Questioner: I have an internal conflict when I do sitting practice. On one hand I find the Dzogchen approach appealing, and that’s where my interest lies. I think I understand it conceptually and have like a crack through the door. On the other hand, what feels most natural for me to do is kind of a Hinayana mindfulness practice – that feels like I am doing what I am, really. So, on one hand I can be mindful; on the other hand I want self-liberating awareness and am looking for that.

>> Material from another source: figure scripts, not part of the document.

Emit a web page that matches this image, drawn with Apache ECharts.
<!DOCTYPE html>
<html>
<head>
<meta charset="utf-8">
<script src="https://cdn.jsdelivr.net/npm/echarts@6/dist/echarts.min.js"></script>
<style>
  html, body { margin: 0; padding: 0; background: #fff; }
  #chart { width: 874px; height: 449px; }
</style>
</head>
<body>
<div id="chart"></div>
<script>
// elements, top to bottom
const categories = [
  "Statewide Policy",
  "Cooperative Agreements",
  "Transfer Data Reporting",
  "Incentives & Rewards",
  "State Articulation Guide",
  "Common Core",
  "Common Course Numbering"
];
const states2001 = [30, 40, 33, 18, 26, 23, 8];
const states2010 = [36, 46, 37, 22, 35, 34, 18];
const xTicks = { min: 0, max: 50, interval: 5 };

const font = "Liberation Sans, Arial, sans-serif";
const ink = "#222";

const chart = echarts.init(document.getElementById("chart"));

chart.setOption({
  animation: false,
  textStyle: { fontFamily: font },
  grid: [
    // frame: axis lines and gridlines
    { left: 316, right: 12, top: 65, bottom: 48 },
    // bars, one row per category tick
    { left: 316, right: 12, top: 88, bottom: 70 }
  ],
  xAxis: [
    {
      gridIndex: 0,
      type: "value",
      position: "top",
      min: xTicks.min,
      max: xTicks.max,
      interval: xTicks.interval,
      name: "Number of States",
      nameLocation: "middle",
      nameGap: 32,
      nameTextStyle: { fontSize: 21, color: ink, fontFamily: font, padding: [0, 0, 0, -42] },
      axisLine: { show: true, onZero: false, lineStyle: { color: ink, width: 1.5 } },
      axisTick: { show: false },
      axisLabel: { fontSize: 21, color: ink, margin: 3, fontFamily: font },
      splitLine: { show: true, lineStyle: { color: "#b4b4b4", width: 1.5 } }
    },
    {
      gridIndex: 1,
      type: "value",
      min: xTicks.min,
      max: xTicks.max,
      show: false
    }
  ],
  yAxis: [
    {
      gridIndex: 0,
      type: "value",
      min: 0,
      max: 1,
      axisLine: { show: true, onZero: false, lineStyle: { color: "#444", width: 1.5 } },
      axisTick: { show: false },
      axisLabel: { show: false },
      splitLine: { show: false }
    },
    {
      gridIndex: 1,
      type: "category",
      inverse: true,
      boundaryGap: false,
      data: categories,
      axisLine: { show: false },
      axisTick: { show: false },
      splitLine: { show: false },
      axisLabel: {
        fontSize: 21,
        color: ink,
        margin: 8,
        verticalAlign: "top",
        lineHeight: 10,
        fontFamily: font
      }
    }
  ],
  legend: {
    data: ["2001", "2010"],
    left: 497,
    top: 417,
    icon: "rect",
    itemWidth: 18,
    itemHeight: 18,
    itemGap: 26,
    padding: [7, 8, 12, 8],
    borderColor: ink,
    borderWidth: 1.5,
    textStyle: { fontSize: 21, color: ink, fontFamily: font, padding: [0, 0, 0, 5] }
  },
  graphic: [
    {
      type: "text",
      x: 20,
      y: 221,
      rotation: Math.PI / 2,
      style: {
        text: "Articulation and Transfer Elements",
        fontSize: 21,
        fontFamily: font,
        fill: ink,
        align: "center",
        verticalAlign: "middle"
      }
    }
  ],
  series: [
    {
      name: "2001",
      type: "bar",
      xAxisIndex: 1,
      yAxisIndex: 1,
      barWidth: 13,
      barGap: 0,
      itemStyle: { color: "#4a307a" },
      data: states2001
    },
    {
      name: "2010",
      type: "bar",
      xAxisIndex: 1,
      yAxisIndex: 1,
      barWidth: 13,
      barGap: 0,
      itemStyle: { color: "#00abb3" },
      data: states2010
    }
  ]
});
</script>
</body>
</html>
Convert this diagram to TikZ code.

Rinpoche: I would say that there is not a problem there. One side of this is inspiration. I think that often that is how higher teachings are given – one receives higher teachings and they are inspiring. One can say, ‘Right, that can inspire my practice of mindfulness; because maybe mindfulness is where I am, what I relate to’. There does not have to be a problem between the two. One can be the inspirational quality, and the other can be the practical thing that I am doing. They do not have to contradict each other. The inspirational quality can sometimes liberate the nature of the mindfulness that is maybe tight; and one can gain experiences through that. Through the practice of mindfulness one’s knowledge of Dzogchen teaching and the transmission that one has received comes through; and maybe that mindfulness becomes self-liberated for a moment. So the two even communicate with each other.
Q: I understand what you are saying, but it still leaves me with a dilemma when I am actually sitting there – to even entertain the notion of non-dual recognition becomes a mental thought that distracts me from being mindful.
R: Then you let go of that.
Q: Right. Then I just go back to being mindful. That is just a thought and…
R: You do not even go back to being mindful; you just let go. Whatever it is, whatever arises, you let go. You can just keep letting go. You find yourself attached to it again, it arises, you let it go. The whole teaching around shi-nè is pretty blunt and simplistic – it is just let go. Whatever it is, whatever the problem is, I let go.
Q: I even let go of being mindful?
R: Sure. If that becomes a concept – right, I let go. That is why I say you do not go back to mindfulness. You do not have to say, ‘I am going back to mindfulness now’. You just let go. That is the best thing you can ever do – just keep letting go.